▸ SHORT PROBLEM
In the material below, identify each line bearing the word "chart". Reproduce those lines.

▸ RECORDS PROVIDED
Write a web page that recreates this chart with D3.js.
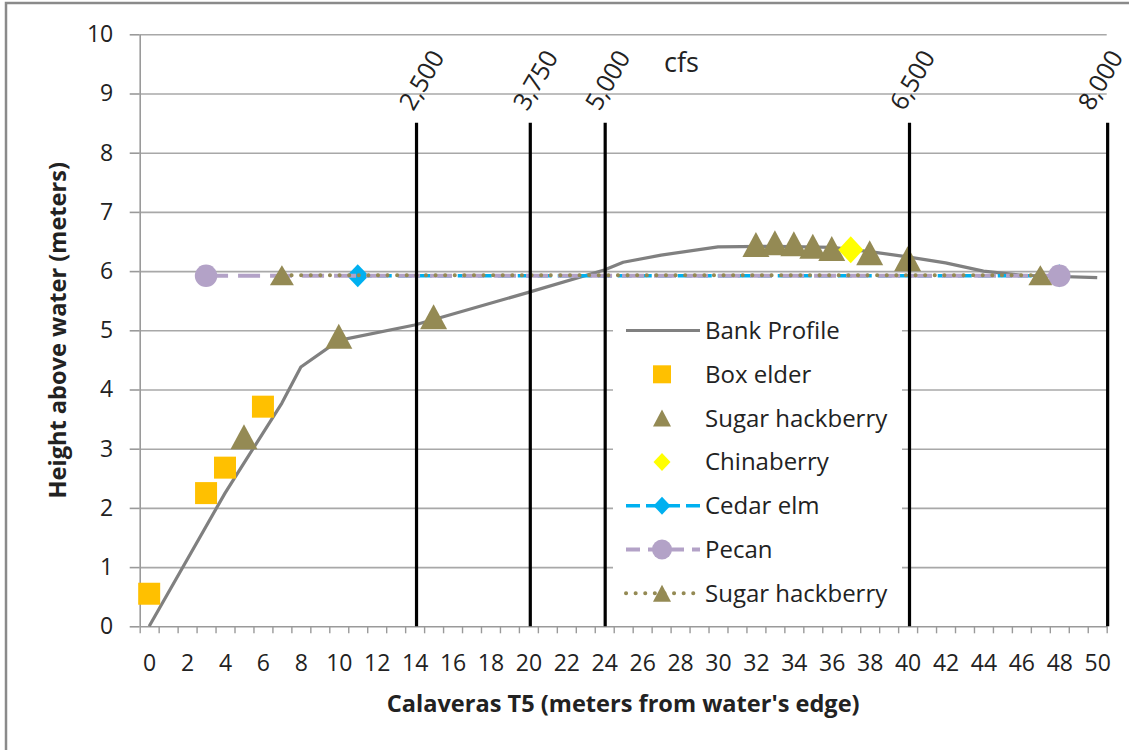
<!DOCTYPE html>
<html><head><meta charset="utf-8">
<script src="https://cdn.jsdelivr.net/npm/d3@7"></script>
<style>
body{margin:0;background:#fff}
svg{display:block}
text{font-family:"Open Sans",sans-serif;fill:#222}
</style>
</head><body>
<svg id="c" width="1129" height="750"></svg>
<script>
// ---------------- data ----------------
const bankX = [0, 4, 7, 8, 10, 14, 20, 24, 25, 27, 30, 33, 36, 38, 40, 42, 44, 46, 50];
const bankY = [0, 2.25, 3.77, 4.38, 4.83, 5.09, 5.64, 6.02, 6.15, 6.27, 6.41, 6.42, 6.4, 6.33, 6.24, 6.14, 6.0, 5.93, 5.89];
const boxElderX = [0, 3, 4, 6];
const boxElderY = [0.55, 2.25, 2.68, 3.71];
const hackberryX = [5, 10, 15, 32, 33, 34, 35, 36, 38, 40];
const hackberryY = [3.2, 4.9, 5.23, 6.45, 6.48, 6.46, 6.42, 6.38, 6.31, 6.21];
const chinaberryX = [37];
const chinaberryY = [6.36];
const cedarElmX = [11, 48];
const cedarElmY = [5.92, 5.92];
const pecanX = [3, 48];
const pecanY = [5.92, 5.92];
const hackberry2X = [7, 47];
const hackberry2Y = [5.93, 5.93];
const flowX = [14.1, 20.1, 24.05, 40.1, 50.55];
const flowLabels = ["2,500", "3,750", "5,000", "6,500", "8,000"];
const flowUnit = "cfs";
const yTicks = [0, 1, 2, 3, 4, 5, 6, 7, 8, 9, 10];
const xTickLabels = d3.range(0, 51, 2);
const legendNames = ["Bank Profile", "Box elder", "Sugar hackberry", "Chinaberry", "Cedar elm", "Pecan", "Sugar hackberry"];
const xTitle = "Calaveras T5 (meters from water's edge)";
const yTitle = "Height above water (meters)";

// ---------------- drawing ----------------
const svg = d3.select("#c");
const zip = (a, b) => a.map((v, i) => [v, b[i]]);

svg.append("rect").attr("x", 0).attr("y", 0).attr("width", 1129).attr("height", 750).attr("fill", "#fff");
svg.append("rect").attr("x", 6).attr("y", 3).attr("width", 1300).attr("height", 900)
  .attr("fill", "none").attr("stroke", "#8a8a8a").attr("stroke-width", 2.5);

const L = 139.7, R = 1106.7, T = 34.3, B = 626.3;
const x = d3.scaleLinear().domain([-0.5, 50.5]).range([L, R]);
const y = d3.scaleLinear().domain([0, 10]).range([B, T]);

const C = {
  bank: "#808080", box: "#FFC000", hack: "#948A54", china: "#FFFF00",
  cedar: "#00B0F0", pecan: "#B3A2C7", grid: "#A8A8A8", axis: "#9a9a9a"
};

// gridlines
const grid = svg.append("g").attr("transform", `translate(${L},0)`)
  .call(d3.axisLeft(y).tickValues(yTicks.slice(1)).tickSize(-(R - L)).tickFormat(""));
grid.select(".domain").remove();
grid.selectAll("line").attr("stroke", C.grid).attr("stroke-width", 1.6);

// y axis
const ya = svg.append("g").attr("transform", `translate(${L},0)`)
  .call(d3.axisLeft(y).tickValues(yTicks).tickSize(10).tickPadding(16.5).tickSizeOuter(0));
ya.select(".domain").attr("stroke", C.axis).attr("stroke-width", 1.6);
ya.selectAll("line").attr("stroke", C.axis).attr("stroke-width", 1.6);
ya.selectAll("text").attr("font-size", 23).attr("font-family", "Open Sans").attr("fill", "#1a1a1a");

// x axis (minor ticks at category boundaries)
const xa = svg.append("g").attr("transform", `translate(0,${B})`)
  .call(d3.axisBottom(x).tickValues(d3.range(-0.5, 50.6, 1)).tickSize(7).tickFormat("").tickSizeOuter(0));
xa.select(".domain").attr("stroke", C.axis).attr("stroke-width", 1.6);
xa.selectAll("line").attr("stroke", C.axis).attr("stroke-width", 1.4);

const xl = svg.append("g").attr("transform", `translate(0,${B})`)
  .call(d3.axisBottom(x).tickValues(xTickLabels).tickSize(0).tickFormat(d3.format("d")));
xl.select(".domain").remove();
xl.selectAll("text").attr("font-size", 23).attr("font-family", "Open Sans").attr("fill", "#1a1a1a")
  .attr("y", 44.5).attr("dy", null);

// titles
const xt = svg.append("text").attr("x", (L + R) / 2).attr("y", 712).attr("text-anchor", "middle")
  .attr("font-weight", "bold").attr("font-size", 20).attr("fill", "#111").text(xTitle);
let w = xt.node().getComputedTextLength();
const tfs = 20 * 473 / w;
xt.attr("font-size", tfs);
svg.append("text").attr("transform", `translate(66,${(T + B) / 2}) rotate(-90)`).attr("text-anchor", "middle")
  .attr("font-weight", "bold").attr("font-size", tfs).attr("fill", "#111").text(yTitle);

// marker shapes
function shapePath(type, w, h) {
  if (type === "square") return `M${-w/2},${-h/2}h${w}v${h}h${-w}Z`;
  if (type === "triangle") return `M0,${-h/2}L${w/2},${h/2}L${-w/2},${h/2}Z`;
  if (type === "diamond") return `M0,${-h/2}L${w/2},0L0,${h/2}L${-w/2},0Z`;
  if (type === "circle") return d3.arc()({innerRadius: 0, outerRadius: w / 2, startAngle: 0, endAngle: 2 * Math.PI});
}
function markers(g, pts, type, w, h, fill) {
  g.selectAll(null).data(pts).join("path")
    .attr("transform", d => `translate(${x(d[0])},${y(d[1])})`)
    .attr("d", shapePath(type, w, h)).attr("fill", fill);
}

const line = d3.line().x(d => x(d[0])).y(d => y(d[1]));
const plot = svg.append("g");

// Bank profile
plot.append("path").datum(zip(bankX, bankY)).attr("d", line)
  .attr("fill", "none").attr("stroke", C.bank).attr("stroke-width", 3.2).attr("stroke-linejoin", "round");
// Box elder
markers(plot.append("g"), zip(boxElderX, boxElderY), "square", 22, 22, C.box);
// Sugar hackberry scatter
markers(plot.append("g"), zip(hackberryX, hackberryY), "triangle", 27, 25, C.hack);
// Chinaberry
markers(plot.append("g"), zip(chinaberryX, chinaberryY), "diamond", 25, 27, C.china);
// Cedar elm
plot.append("path").datum(zip(cedarElmX, cedarElmY)).attr("d", line)
  .attr("fill", "none").attr("stroke", C.cedar).attr("stroke-width", 3.5).attr("stroke-dasharray", "14,6");
markers(plot.append("g"), zip(cedarElmX, cedarElmY), "diamond", 22, 23, C.cedar);
// Pecan
plot.append("path").datum(zip(pecanX, pecanY)).attr("d", line)
  .attr("fill", "none").attr("stroke", C.pecan).attr("stroke-width", 4).attr("stroke-dasharray", "22,10");
markers(plot.append("g"), zip(pecanX, pecanY), "circle", 22.5, 22.5, C.pecan);
// Sugar hackberry (line)
plot.append("path").datum(zip(hackberry2X, hackberry2Y)).attr("d", line)
  .attr("fill", "none").attr("stroke", C.hack).attr("stroke-width", 4).attr("stroke-linecap", "round")
  .attr("stroke-dasharray", "0.1,9.5");
markers(plot.append("g"), zip(hackberry2X, hackberry2Y), "triangle", 24, 20, C.hack);

// flow lines
const flowDx = [-3.2, -3.1, -5.8, -5.5, -15.5];
const fg = svg.append("g");
fg.selectAll("line").data(flowX).join("line")
  .attr("x1", d => x(d)).attr("x2", d => x(d)).attr("y1", 122.7).attr("y2", B)
  .attr("stroke", "#000").attr("stroke-width", 3.2);
fg.selectAll("text").data(flowX).join("text")
  .attr("transform", (d, i) => `translate(${x(d) + flowDx[i]},112) rotate(-60)`)
  .attr("font-size", 25).attr("fill", "#111").text((d, i) => flowLabels[i]);
svg.append("text").attr("x", 664).attr("y", 72).attr("font-family", "Liberation Serif")
  .attr("font-size", 27).attr("fill", "#111").text(flowUnit);

// legend
const lg = svg.append("g");
lg.append("rect").attr("x", 613).attr("y", 308).attr("width", 289).attr("height", 307).attr("fill", "#fff");
const ly0 = 330.5, ldy = 43.8, sx = 662;
const legendDefs = [
  {line: C.bank, dash: null, lw: 3.2, mk: null},
  {line: null, mk: "square", mw: 18, mh: 18, fill: C.box},
  {line: null, mk: "triangle", mw: 18, mh: 17, fill: C.hack},
  {line: null, mk: "diamond", mw: 17, mh: 18, fill: C.china},
  {line: C.cedar, dash: "14,6", lw: 3.5, mk: "diamond", mw: 17, mh: 18, fill: C.cedar},
  {line: C.pecan, dash: "14,8", lw: 4, mk: "circle", mw: 20, mh: 20, fill: C.pecan},
  {line: C.hack, dash: "0.1,9.5", lw: 4, cap: "round", mk: "triangle", mw: 18, mh: 17, fill: C.hack}
];
legendDefs.forEach((d, i) => {
  const yy = ly0 + i * ldy;
  if (d.line) {
    lg.append("line").attr("x1", 626).attr("x2", 700).attr("y1", yy).attr("y2", yy)
      .attr("stroke", d.line).attr("stroke-width", d.lw)
      .attr("stroke-dasharray", d.dash).attr("stroke-linecap", d.cap || "butt");
  }
  if (d.mk) {
    lg.append("path").attr("transform", `translate(${sx},${yy})`).attr("d", shapePath(d.mk, d.mw, d.mh)).attr("fill", d.fill);
  }
  lg.append("text").attr("x", 705).attr("y", yy).attr("dy", "0.35em").attr("font-size", 24).text(legendNames[i]);
});
</script>
</body></html>
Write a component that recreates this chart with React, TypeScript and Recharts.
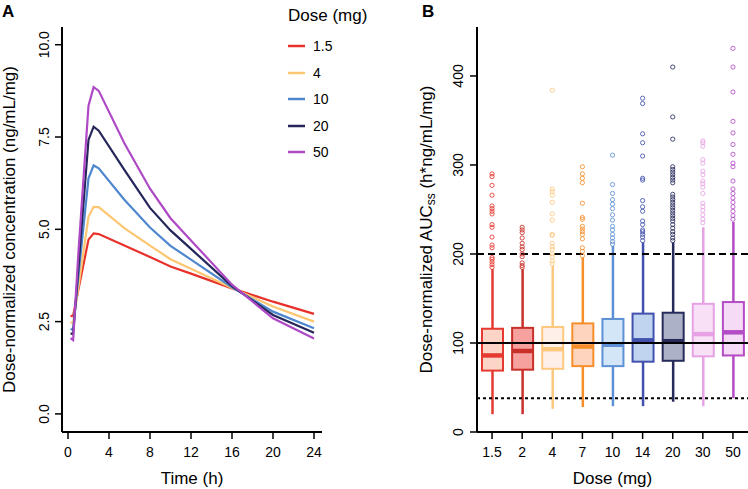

▸ RESULT OF THIS TASK
Write a web page that recreates this chart with D3.js.
Write a component that recreates this chart with React, TypeScript and Recharts.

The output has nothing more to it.